[Begin INFORMATION PROVIDED]

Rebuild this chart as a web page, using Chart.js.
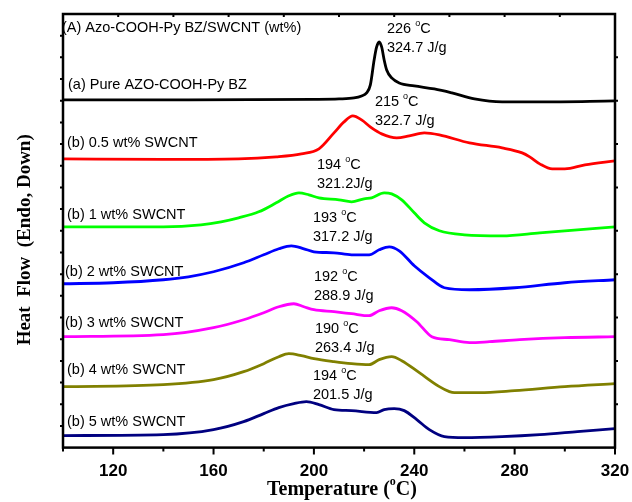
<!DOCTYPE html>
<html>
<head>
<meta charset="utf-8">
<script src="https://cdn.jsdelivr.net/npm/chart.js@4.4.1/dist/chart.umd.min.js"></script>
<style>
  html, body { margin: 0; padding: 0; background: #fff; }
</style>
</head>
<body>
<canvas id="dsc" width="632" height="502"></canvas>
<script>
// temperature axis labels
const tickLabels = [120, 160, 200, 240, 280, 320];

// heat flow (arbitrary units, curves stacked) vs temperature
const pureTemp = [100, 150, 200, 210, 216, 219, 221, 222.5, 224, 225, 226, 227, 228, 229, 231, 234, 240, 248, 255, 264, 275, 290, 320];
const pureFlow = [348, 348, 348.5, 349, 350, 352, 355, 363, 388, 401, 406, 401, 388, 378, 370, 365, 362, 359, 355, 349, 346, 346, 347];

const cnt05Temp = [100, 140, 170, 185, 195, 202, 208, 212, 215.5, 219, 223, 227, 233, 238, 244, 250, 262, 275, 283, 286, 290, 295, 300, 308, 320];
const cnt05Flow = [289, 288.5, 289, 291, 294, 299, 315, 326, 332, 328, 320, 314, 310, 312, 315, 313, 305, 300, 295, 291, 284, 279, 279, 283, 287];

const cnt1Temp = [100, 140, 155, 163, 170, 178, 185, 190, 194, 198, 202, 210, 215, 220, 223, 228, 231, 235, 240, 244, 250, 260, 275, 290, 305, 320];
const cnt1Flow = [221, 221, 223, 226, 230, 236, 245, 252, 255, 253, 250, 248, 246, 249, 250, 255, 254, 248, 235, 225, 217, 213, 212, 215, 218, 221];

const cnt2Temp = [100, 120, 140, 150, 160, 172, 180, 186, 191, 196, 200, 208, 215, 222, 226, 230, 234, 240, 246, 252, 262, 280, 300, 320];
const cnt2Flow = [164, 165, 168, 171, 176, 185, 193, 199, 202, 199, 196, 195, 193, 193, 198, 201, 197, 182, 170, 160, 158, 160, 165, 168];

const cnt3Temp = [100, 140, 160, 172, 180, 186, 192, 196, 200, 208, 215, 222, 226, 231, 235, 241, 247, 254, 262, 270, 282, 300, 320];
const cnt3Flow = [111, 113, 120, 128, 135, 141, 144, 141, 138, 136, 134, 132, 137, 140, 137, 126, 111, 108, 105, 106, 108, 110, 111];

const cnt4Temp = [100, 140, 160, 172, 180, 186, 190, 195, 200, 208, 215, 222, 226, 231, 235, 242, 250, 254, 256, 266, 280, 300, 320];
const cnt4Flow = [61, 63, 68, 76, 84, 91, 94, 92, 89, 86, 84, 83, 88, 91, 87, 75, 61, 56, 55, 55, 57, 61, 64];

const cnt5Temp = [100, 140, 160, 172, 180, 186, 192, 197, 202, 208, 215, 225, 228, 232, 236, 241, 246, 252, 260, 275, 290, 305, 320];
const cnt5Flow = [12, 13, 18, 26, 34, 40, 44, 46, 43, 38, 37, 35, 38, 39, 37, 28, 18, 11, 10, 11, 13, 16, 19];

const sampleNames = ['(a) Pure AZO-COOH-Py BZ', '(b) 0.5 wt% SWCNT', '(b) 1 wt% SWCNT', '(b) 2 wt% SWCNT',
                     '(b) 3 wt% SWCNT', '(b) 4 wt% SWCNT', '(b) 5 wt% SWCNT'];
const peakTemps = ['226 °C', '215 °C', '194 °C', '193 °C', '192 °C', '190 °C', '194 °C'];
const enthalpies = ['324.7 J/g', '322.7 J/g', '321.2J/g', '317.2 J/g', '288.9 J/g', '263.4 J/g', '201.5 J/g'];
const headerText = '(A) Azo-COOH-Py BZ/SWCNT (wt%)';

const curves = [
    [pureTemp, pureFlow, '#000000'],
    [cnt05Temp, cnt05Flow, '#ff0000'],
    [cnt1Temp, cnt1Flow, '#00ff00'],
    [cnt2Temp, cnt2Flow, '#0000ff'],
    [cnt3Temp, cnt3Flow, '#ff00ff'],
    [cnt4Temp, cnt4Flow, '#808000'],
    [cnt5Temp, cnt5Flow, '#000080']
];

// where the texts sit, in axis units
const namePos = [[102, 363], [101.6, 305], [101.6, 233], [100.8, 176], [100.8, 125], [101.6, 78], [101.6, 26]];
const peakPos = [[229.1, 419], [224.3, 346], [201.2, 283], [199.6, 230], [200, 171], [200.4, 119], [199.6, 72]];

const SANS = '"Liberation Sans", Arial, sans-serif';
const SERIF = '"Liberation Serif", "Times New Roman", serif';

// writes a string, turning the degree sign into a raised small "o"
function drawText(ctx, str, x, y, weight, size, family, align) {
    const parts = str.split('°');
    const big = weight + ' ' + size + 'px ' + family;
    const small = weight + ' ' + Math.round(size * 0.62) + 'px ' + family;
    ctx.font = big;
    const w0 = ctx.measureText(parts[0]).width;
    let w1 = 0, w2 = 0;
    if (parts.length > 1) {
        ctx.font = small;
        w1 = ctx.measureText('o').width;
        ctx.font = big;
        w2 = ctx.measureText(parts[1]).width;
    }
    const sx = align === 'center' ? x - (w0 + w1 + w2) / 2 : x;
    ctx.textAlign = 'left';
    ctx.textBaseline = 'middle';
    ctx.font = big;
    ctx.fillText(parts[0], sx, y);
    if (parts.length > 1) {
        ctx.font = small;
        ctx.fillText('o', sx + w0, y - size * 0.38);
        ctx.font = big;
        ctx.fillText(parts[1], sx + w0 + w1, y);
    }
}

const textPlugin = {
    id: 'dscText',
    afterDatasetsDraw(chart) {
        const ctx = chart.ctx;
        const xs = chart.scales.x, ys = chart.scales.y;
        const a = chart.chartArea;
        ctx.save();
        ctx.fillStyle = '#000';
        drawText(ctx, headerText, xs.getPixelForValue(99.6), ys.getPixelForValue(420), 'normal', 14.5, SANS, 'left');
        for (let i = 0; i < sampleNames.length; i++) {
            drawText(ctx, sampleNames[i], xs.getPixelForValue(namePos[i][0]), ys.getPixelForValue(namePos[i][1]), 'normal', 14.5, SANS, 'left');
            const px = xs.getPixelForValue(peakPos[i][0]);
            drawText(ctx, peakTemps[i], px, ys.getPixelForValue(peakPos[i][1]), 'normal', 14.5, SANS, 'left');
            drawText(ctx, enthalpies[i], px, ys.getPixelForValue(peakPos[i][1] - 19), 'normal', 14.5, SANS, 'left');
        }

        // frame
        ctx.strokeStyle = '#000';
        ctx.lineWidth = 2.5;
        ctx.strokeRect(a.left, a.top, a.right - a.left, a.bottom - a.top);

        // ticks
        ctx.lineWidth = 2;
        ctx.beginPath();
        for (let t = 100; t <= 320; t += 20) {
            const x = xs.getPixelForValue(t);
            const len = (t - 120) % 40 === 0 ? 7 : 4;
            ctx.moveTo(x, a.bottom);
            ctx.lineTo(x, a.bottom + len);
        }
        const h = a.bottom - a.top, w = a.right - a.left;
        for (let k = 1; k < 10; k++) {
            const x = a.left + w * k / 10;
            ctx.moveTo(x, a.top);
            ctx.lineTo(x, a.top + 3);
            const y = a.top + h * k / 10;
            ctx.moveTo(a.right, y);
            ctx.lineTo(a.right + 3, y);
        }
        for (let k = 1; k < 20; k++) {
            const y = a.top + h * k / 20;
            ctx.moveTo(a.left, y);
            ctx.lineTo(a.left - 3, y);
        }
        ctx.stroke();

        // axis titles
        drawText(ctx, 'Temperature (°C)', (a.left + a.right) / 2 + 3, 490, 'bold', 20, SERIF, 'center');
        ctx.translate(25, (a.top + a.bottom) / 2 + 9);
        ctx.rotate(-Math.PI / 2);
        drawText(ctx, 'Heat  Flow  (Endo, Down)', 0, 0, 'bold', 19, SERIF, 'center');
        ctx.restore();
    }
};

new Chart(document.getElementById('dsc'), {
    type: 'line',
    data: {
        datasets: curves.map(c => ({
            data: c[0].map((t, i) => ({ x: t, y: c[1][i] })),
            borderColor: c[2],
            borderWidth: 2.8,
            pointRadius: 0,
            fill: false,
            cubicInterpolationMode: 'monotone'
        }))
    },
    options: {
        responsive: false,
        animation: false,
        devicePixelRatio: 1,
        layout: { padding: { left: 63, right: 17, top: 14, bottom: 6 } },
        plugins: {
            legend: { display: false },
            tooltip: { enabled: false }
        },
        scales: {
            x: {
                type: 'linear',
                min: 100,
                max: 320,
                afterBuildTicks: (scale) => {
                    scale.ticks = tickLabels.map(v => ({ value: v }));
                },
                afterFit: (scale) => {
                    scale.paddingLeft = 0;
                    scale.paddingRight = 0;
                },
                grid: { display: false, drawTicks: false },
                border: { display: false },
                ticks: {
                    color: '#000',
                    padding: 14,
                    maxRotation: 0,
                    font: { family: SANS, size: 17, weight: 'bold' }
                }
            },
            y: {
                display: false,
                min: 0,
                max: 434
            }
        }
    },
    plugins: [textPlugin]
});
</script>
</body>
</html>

[End INFORMATION PROVIDED]

● WHAT THE TASK REQUIRES
Give back exactly the lines from the first line of the data through the line with "279, 283, 287];", pictures excluded.

● ANSWER TO THIS TASK
Rebuild this chart as a web page, using Chart.js.
<!DOCTYPE html>
<html>
<head>
<meta charset="utf-8">
<script src="https://cdn.jsdelivr.net/npm/chart.js@4.4.1/dist/chart.umd.min.js"></script>
<style>
  html, body { margin: 0; padding: 0; background: #fff; }
</style>
</head>
<body>
<canvas id="dsc" width="632" height="502"></canvas>
<script>
// temperature axis labels
const tickLabels = [120, 160, 200, 240, 280, 320];

// heat flow (arbitrary units, curves stacked) vs temperature
const pureTemp = [100, 150, 200, 210, 216, 219, 221, 222.5, 224, 225, 226, 227, 228, 229, 231, 234, 240, 248, 255, 264, 275, 290, 320];
const pureFlow = [348, 348, 348.5, 349, 350, 352, 355, 363, 388, 401, 406, 401, 388, 378, 370, 365, 362, 359, 355, 349, 346, 346, 347];

const cnt05Temp = [100, 140, 170, 185, 195, 202, 208, 212, 215.5, 219, 223, 227, 233, 238, 244, 250, 262, 275, 283, 286, 290, 295, 300, 308, 320];
const cnt05Flow = [289, 288.5, 289, 291, 294, 299, 315, 326, 332, 328, 320, 314, 310, 312, 315, 313, 305, 300, 295, 291, 284, 279, 279, 283, 287];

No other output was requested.